Capital Improvement Plan (CIP) 

2024-2034 Capital Improvement Plan (CIP)

What is a Capital Improvement Plan

The Capital Improvements Plan (CIP)  serves as an effective guide for the efficient and effective provision of public facilities, outlining timing and financing schedules of capital and infrastructure projects for a ten-year planning period, and for the next fiscal year capital budget. The CIP neither appropriates funds nor authorizes projects. The City Council must act to initiate each project. Proceedings to initiate capital improvements are presented when sources of funding are available.

Staff performs a systematic evaluation of capital project requirements, identifies any project changes, incorporates recommended changes, and submits the revised Plan to the City Council for consideration each year. Modification and adoption is part of the annual budget process.

Financial Plan - Capital Improvement Plan

Each year, the City undertakes a wide variety of infrastructure projects ranging from water/sewer pipe installation to paving of city streets. The City funds these projects with a variety of sources: from levying of property taxes to federal appropriations. Finding resources beyond property taxes to help with maintaining and enhancing the City's infrastructure while lessening the burden on Windsor Heights' taxpayers is a constant goal for the City staff.

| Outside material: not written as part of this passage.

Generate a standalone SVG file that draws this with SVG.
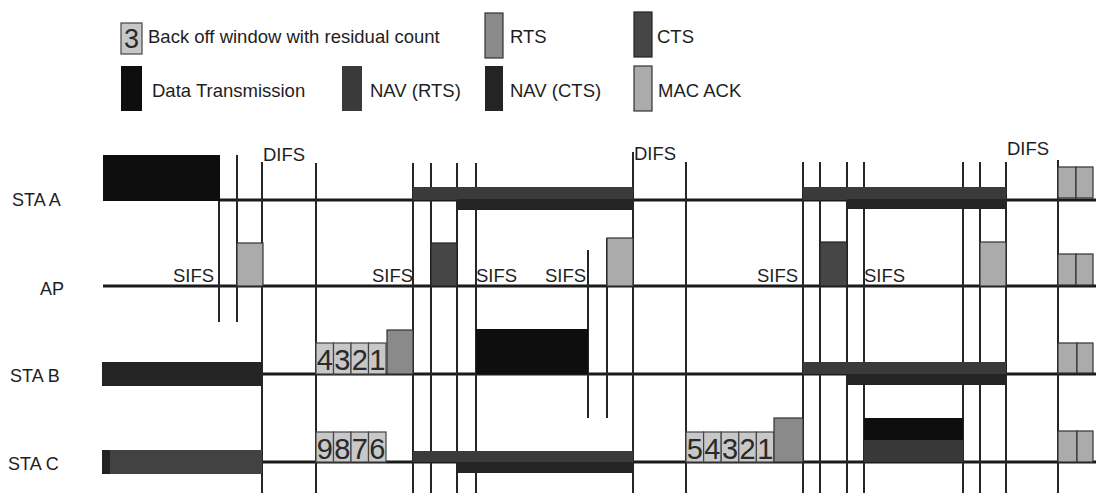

When discussing a financial plan for the CIP, the issuing of debt to cover project obligations is always a critical factor. The financial plan uses a method of 3- and 8-year infrastructure bonds for permanent financing. The following summary provides a breakdown for each major funding category the City uses to provide resources for projects. Please refer to the attachments for a detailed view of financing for each CIP project, followed by an analysis from Independent Public Advisors on the impact of the financial plan of the City's debt service levy.

Property Tax

Property taxes, specifically those collected via the City's debt service levy, make up the largest source of traditional revenue for the proposed CIP, representing about $4.8million, or 34% of the overall financial plan. Property tax revenue is used to make the principal and interest payments for any general obligation (GO) debt issued by the City to pay for infrastructure projects. There are six types of GO debt issued by the City, with all types backed by the full faith and credit of the City's taxing authority:

  1. Regular GO debt — debt service levy only
  2. Water-abated GO debt —  reimbursement received from the City's water fund
  3. Sewer-abated GO debt—  reimbursement received from the City's sewer fund
  4. Storm-abated Go debt —  reimbursement received from the City's storm water fund
  5. Tax increment financing-abated GO debt —  reimbursement received from capturing taxes paid to all taxing authorities on certain new commercial & industrial properties
  6. Referendum approved GO debt —  additional debt service levy authority for capital projects approved by a vote of a super-majority (60%) of Windsor Heights' taxpayers.

Tax Increment Financing (TIF)

The use of tax increment financing (TIF) is a way for the City to allow for growth, specifically commercial & industrial growth, and pay for itself. A portion of taxes generated from the TIF District is "captured" by a municipality and used specifically to encourage new development.

Road Use Tax

Road Use Taxes, specifically collected for the maintenance, repair, and construction of road, is a traditional source of revenue used for the proposed CIP.

Grants, Intergovernmental and Miscellaneous Revenues

Every year, City staff looks for opportunities outside of the normal funding mechanisms (property tax and utility rates) to assist with the construction of infrastructure projects. These opportunities can include awards of federal and state grants, regional resources, or assistance from other taxing bodies. The proposed CIP financial plan identifies opportunities to receive grant awards or intergovernmental assistance; however, the City staff cannot always rely on these revenue sources. The City constantly explores grant opportunities. If we have applied for grants already, if we are waiting on award announcements, or if the City anticipates making future applications for the funding, future CIPs may identify this as a more reliable source. The City also works with neighboring jurisdictions on multiple projects.